Every two years, the AFT presents the Women’s Rights Award to a woman whose vision and courage have raised the game for other women. This year’s recipient, Hillary Clinton, is a role model for women in politics, in the workplace and in society as she strives to make our democracy equitable for all people, especially women and girls.
AFT President Randi Weingarten gave that award today to the 2016 Democratic presidential nominee. “Hillary Clinton has worked not only to make democracy a more equal place for all people,” Weingarten said, “but she has worked so that when the roll call of history is taken, there is no doubt that she will stand tall.”
Clinton accepted the award with warmth and graciousness. “Receiving this award is not only an honor but imposes a continuing obligation,” she said. “Advancing the rights of women and girls is the great unfinished business of the 21st century. The pressures and forces against progress are stronger than ever.”
She thanked AFT members, for the first of many times, not only for their support in 2016 but even more for their continued support into the coming election season. She noted that the most important test of a nation is how we treat the most vulnerable, and she didn’t need to go into detail for AFT members on the cruelty of the current administration in Washington, which is busy reducing people’s health coverage; funneling billions in tax breaks to corporations and the ultra-rich; gutting funds for public education; and separating children from their parents at the border.

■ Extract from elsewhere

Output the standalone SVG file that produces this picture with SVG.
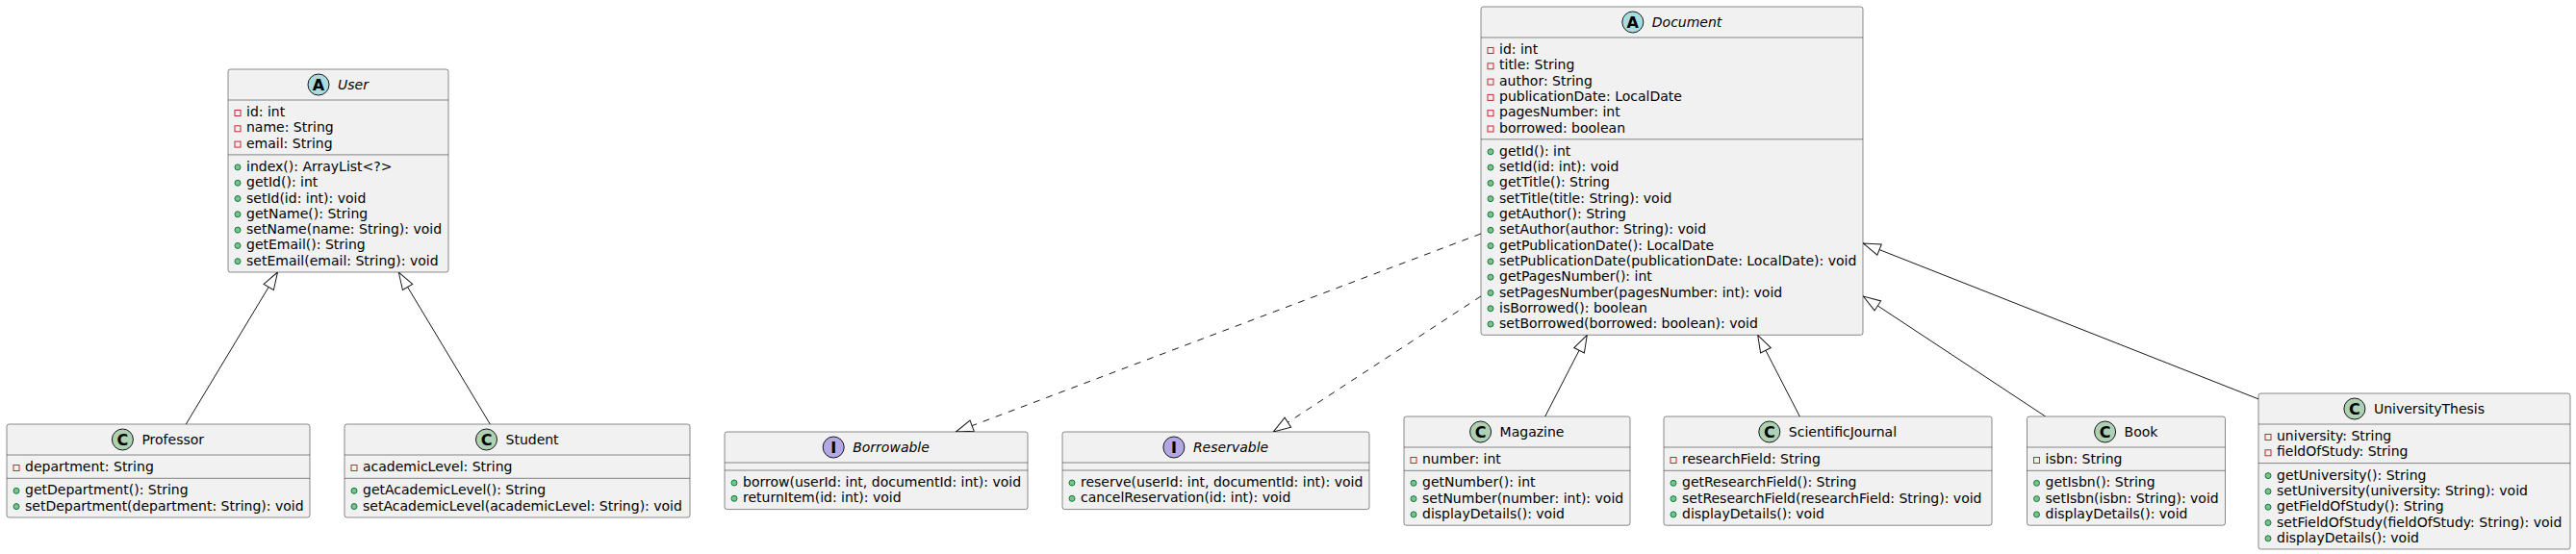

“I find this beyond politics,” Clinton said, “the inhumanity of it, the indecency of it. They are trying to rip out the heart of America.”
She takes hope, however, from an unprecedented outpouring of grass-roots activism that can bring us victory in the midterm elections this fall. Our work has gotten tougher, she said, but so have we. And despite last month’s Supreme Court decision in Janus v. AFSCME, teachers unions are not going anywhere.
“Keep going. Keep protesting. Keep speaking out for public education. Keep speaking out against gun violence,” she exhorted the crowd to rounds of cheers and more than a few tears. “In this era of alternative facts, keep speaking up for the truth, for evidence, for reason. Keep educating our next generation of citizens. And yes, keep running for office at every level. Most of all, keep standing up for an America in which every child has a world-class education, where they are given the chance to be everything they can be.”
Clinton spoke among friends who know her well. Practical and no-nonsense, she has been a lifelong advocate for social justice and women’s rights. She achieved many firsts in her roles as first lady of the United States, a U.S. senator, secretary of state and presidential candidate. “My mother and my grandmothers could never have lived my life; my father and my grandfathers could never have imagined it,” she wrote in her memoir, Living History. “But they bestowed on me the promise of America, which made my life and my choices possible.”
As a youngster, Clinton learned from her parents the values of thrift, hard work and service to others. Her mother gave her a deep respect for learning and coached the youngster to fight back against bullies: “You have to stand up for yourself,” she told her daughter. “There’s no room in this house for cowards.”
At the AFT, there’s no room in our house for cowards, either. As Weingarten put it, Hillary Clinton “keeps fighting back, not just for those of us who love her but for everyone whose voices may not otherwise be heard.”